After a busy summer and autumn it’s time for a seasonal breather – and another blog post from the Sheffield team.  The past six months have seen our ever expanding field team busy with some large scale excavations and a plethora of smaller scale work, watching briefs and geophysics, over a wide area including Derbyshire, County Durham, Leicestershire and South Yorkshire.
 
Whilst monitoring pipeline works at Draycott, Derbyshire, our team discovered a group of cremation burials – these are probably prehistoric and we are excitedly awaiting the carbon-dating results to prove this.  At Hope Quarry, Derbyshire and Adwick-le-Street, South Yorkshire, our teams have uncovered parts of Iron Age and Romano-British field systems – although the diggers at Adwick were disappointed not to find evidence of a nearby Anglo-Saxon cemetery! Work at Conisborough, South Yorkshire examined a double ditch and bank associated with a medieval deer park, once a hunting ground for the kings of England but long since disappeared from the local landscape.
 
The Sheffield team are always interested in our industrial heritage. We have recently investigated part of a 19th century iron works and corn mill in Kidderminster, Worcestershire, furnaces at a glass bottle works in Mexborough, South Yorkshire, and coal mining activity at Langsett, South Yorkshire.  We’ve also completed reports on major iron works at Clay Cross, Derbyshire and Kirkstall Forge, Leeds.
 
Our largest sites have been large-scale wind farm projects in the East Riding of Yorkshire.
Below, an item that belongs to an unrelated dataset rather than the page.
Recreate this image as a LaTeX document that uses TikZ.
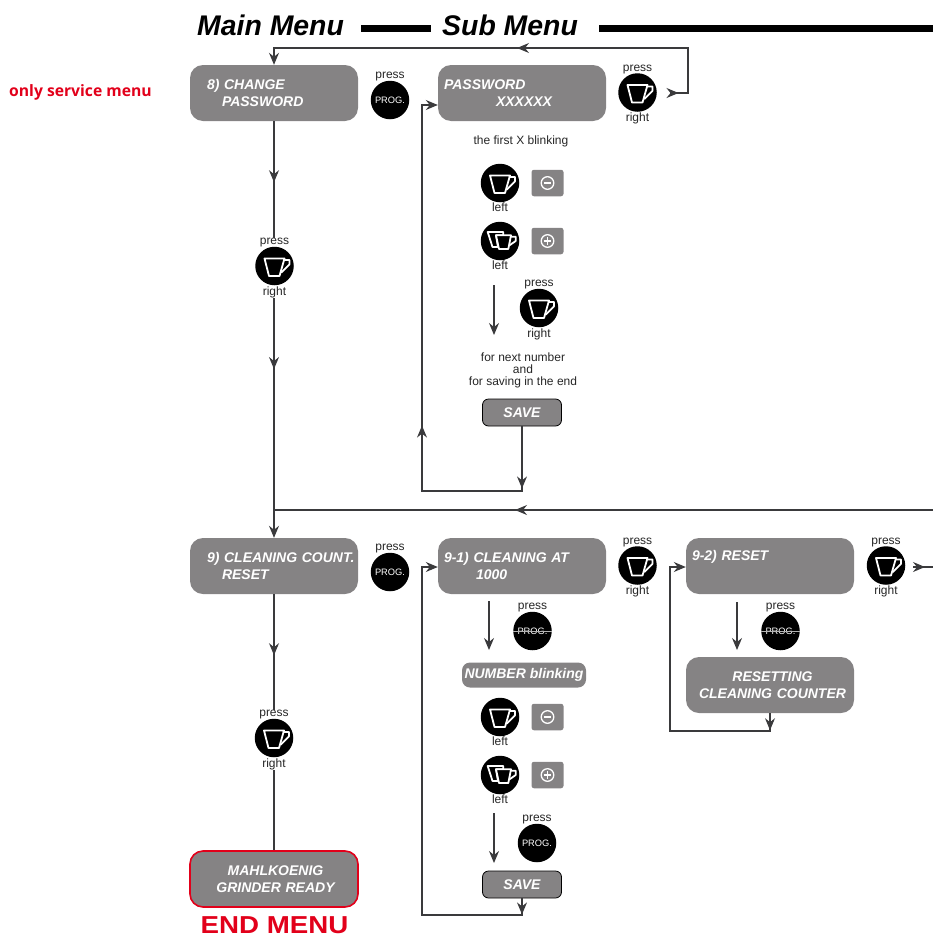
\documentclass[tikz,border=0pt]{standalone}
\usepackage{fontspec}
\setmainfont{Liberation Sans}
\newfontfamily\redfont{Open Sans}
\usepackage{tikz}
\usetikzlibrary{positioning,arrows.meta,decorations.markings}

\definecolor{boxgray}{HTML}{858384}
\definecolor{linegray}{HTML}{3A3A3C}
\definecolor{menured}{HTML}{E2001A}

\tikzset{
	flow/.style={draw=linegray,line width=1.1pt},
	tip/.style={-{Stealth[length=12pt,width=10pt,inset=4pt]}},
	midtip/.style={postaction={decorate,decoration={markings,mark=at position #1 with {\arrow{Stealth[length=12pt,width=10pt,inset=4pt]}}}}},
	menubox/.style={fill=boxgray,rounded corners=13pt,minimum height=56pt,text width=164pt,inner xsep=2pt,inner ysep=0pt,align=left,text=white,font=\fontsize{14}{17}\selectfont\bfseries\itshape},
	midbox/.style={menubox,align=center},
	savebox/.style={draw=black,line width=0.8pt,fill=boxgray,rounded corners=6pt,minimum width=79pt,minimum height=27pt,inner sep=0pt,text=white,font=\fontsize{14}{17}\selectfont\bfseries\itshape},
	button/.style={circle,fill=black,minimum size=38.5pt,inner sep=0pt,text=white,font=\fontsize{9.3}{11}\selectfont},
	small/.style={inner sep=0pt,align=center,font=\fontsize{12}{12}\selectfont,text=black!85},
	signbox/.style={fill=boxgray,rounded corners=2.5pt,minimum width=32pt,minimum height=26.5pt,inner sep=0pt},
	title/.style={inner sep=0pt,font=\fontsize{28.4}{28}\selectfont\bfseries\itshape},
	bar/.style={fill=black},
	cupline/.style={white,line width=1.8pt,line join=round},
	cup/.pic={
		\draw[cupline] (-10,-7.5) -- (10,-7.5) -- (5,10) -- (-5.5,10) -- cycle;
		\draw[cupline] (9.7,-6) -- (15,-6) -- (15,-1.7) -- (6.7,6.7);
	},
	twocups/.pic={
		\draw[cupline] (-12.3,-9) -- (3.3,-9) -- (3.3,-5.7) -- (-4,-5.7) -- (-2,6) -- (-7.5,6) -- cycle;
		\draw[cupline,fill=black] (-4,-5.7) -- (11,-5.7) -- (8.3,8) -- (-1,8) -- cycle;
		\draw[cupline] (10.8,-4.3) -- (15.7,-4.3) -- (15.7,0) -- (9.5,4.3);
	},
	minussign/.pic={
		\draw[white,line width=1.3pt] (0,0) circle (6.3);
		\draw[white,line width=1.3pt] (-3.6,0) -- (3.6,0);
	},
	plussign/.pic={
		\draw[white,line width=1.3pt] (0,0) circle (6.3);
		\draw[white,line width=1.3pt] (-3.6,0) -- (3.6,0) (0,-3.6) -- (0,3.6);
	},
}

\begin{document}
\begin{tikzpicture}[x=1pt,y=-1pt]
	\useasboundingbox (0,0) rectangle (933,940);

	% headings
	\node[title,anchor=west] (mainmenu) at (197,25) {Main Menu};
	\node[title,anchor=west] (submenu) at (442,25) {Sub Menu};
	\fill[bar] (361,25) rectangle (431,32);
	\fill[bar] (599,25) rectangle (933,32);
	\node[anchor=west,inner sep=0pt,text=menured,font=\redfont\fontsize{15.7}{16}\selectfont\bfseries] (service) at (9,92) {only service menu};

	% main menu
	\node[menubox] (change) at (274,93) {\hspace*{15pt}8) CHANGE\\\hspace*{30pt}PASSWORD};
	\node[menubox] (count) at (274,566) {\hspace*{15pt}9) CLEANING COUNT.\\\hspace*{30pt}RESET};
	\node[midbox,draw=menured,line width=1.6pt] (ready) at (274,879) {\hspace*{3pt}MAHLKOENIG\\\hspace*{3pt}GRINDER READY};
	\node[inner sep=0pt,text=menured,font=\fontsize{24.5}{28}\selectfont\bfseries] (endmenu) at (274.5,925) {\scalebox{1.13}[1]{END MENU}};

	% sub menu
	\node[menubox] (password) at (522,93) {\hspace*{4pt}PASSWORD\\\hspace*{56pt}XXXXXX};
	\node[menubox] (cleanat) at (522,566) {\hspace*{4pt}9-1) CLEANING AT\\\hspace*{36pt}1000};
	\node[menubox] (reset) at (770,566) {\hspace*{4pt}9-2) RESET\\\strut};
	\node[midbox] (resetting) at (770,685) {\hspace*{5pt}RESETTING\\\hspace*{5pt}CLEANING COUNTER};
	\node[fill=boxgray,rounded corners=8pt,minimum width=124pt,minimum height=25pt,inner sep=0pt,text=white,font=\fontsize{14}{17}\selectfont\bfseries\itshape] (blinking) at (524,675) {NUMBER blinking};
	\node[savebox] (saveone) at (522,412.5) {SAVE};
	\node[savebox] (savetwo) at (522,884.5) {SAVE};

	% buttons with prog
	\foreach \x/\y/\z in
	{progone/390/100, progtwo/390/572, progthree/532.5/631, progfour/780.5/631, progfive/537/843}{
		\node[button] (\x) at (\y,\z) {PROG.};
		\node[small,above=-1pt of \x] (\x press) {press};
	}
	\draw[white!70!black,line width=0.4pt] (progthree.west) -- (progthree.east);
	\draw[white!70!black,line width=0.4pt] (progfour.west) -- (progfour.east);

	% buttons with cup, right
	\foreach \x/\y/\z in
	{cupone/637.5/92.5, cuptwo/539/308, cupthree/274.5/266, cupfour/637.5/565.5, cupfive/886/565.5, cupsix/274/738}{
		\node[button] (\x) at (\y,\z) {};
		\pic at (\x) {cup};
		\node[small,above=-1pt of \x] (\x press) {press};
		\node[small,below=1pt of \x] (\x right) {right};
	}

	% buttons with cup, left
	\foreach \x/\z in
	{minusone/183, minustwo/717}{
		\node[button] (\x) at (500,\z) {};
		\pic at (\x) {cup};
		\node[small,below=0pt of \x] (\x left) {left};
		\node[signbox] (\x sign) at (547.5,\z) {};
		\pic at (\x sign) {minussign};
	}
	\foreach \x/\z in
	{plusone/241, plustwo/775}{
		\node[button] (\x) at (500,\z) {};
		\pic at (\x) {twocups};
		\node[small,below=0pt of \x] (\x left) {left};
		\node[signbox] (\x sign) at (547.5,\z) {};
		\pic at (\x sign) {plussign};
	}

	% notes
	\node[small] (firstx) at (521,141) {the first X blinking};
	\node[small] (nextnumber) at (523,370) {for next number\\and\\for saving in the end};

	% free ends
	\foreach \x/\y/\z in
	{a/494/285, b/494/335, c/489/601, d/489/650, e/737/602, f/737/650, g/494/813, h/494/863,
		i/670/93, j/688/48, k/933/510, l/913/567, m/933/567}{
		\coordinate (\x) at (\y,\z);
	}

	% down arrows without a box
	\foreach \x/\y in
	{a/b, c/d, e/f, g/h}{
		\draw[flow,tip] (\x) -- (\y);
	}

	% main line
	\draw[flow,midtip=61pt] (change) -- (change |- cupthreepress.north);
	\draw[flow,midtip=71pt,tip] (change |- cupthreeright.south) -- (count);
	\draw[flow,midtip=418pt] (k) -- (count |- k);
	\draw[flow,midtip=61pt] (count) -- (count |- cupsixpress.north);
	\draw[flow] (count |- cupsixright.south) -- (ready);
	\draw[flow,tip,midtip=8.5pt,midtip=234pt] (i) -- (j |- i) -- (j) -- (change |- j) -- (change);

	% back to the sub menu box
	\draw[flow,tip,midtip=62pt,midtip=230pt] (saveone) -- (saveone |- 0,491) -- (422,491) -- (422,105) -- (password.west |- 0,105);
	\draw[flow,tip,midtip=16pt] (savetwo) -- (savetwo |- 0,915) -- (422,915) -- (422,567) -- (cleanat.west |- 0,567);
	\draw[flow,tip,midtip=17pt] (resetting) -- (resetting |- 0,731) -- (670,731) -- (670,567) -- (reset.west |- 0,567);
	\draw[flow,midtip=12pt] (l) -- (m);
\end{tikzpicture}
\end{document}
Work between Easington and Saltend followed on from our geophysics earlier in the year and discovered prehistoric, Roman and medieval sites, with some interesting finds including part of a jet bracelet, a bone whistle and a decorative face from a Roman flagon (pictured).

Not content with our own backyard, the Sheffield team regularly works with our other offices, on projects as far flung as North Wales and West Sussex, and ranging from gravel quarries in the glorious sunshine to sites on mountainsides in the driving rain – all part of life in a busy archaeology office!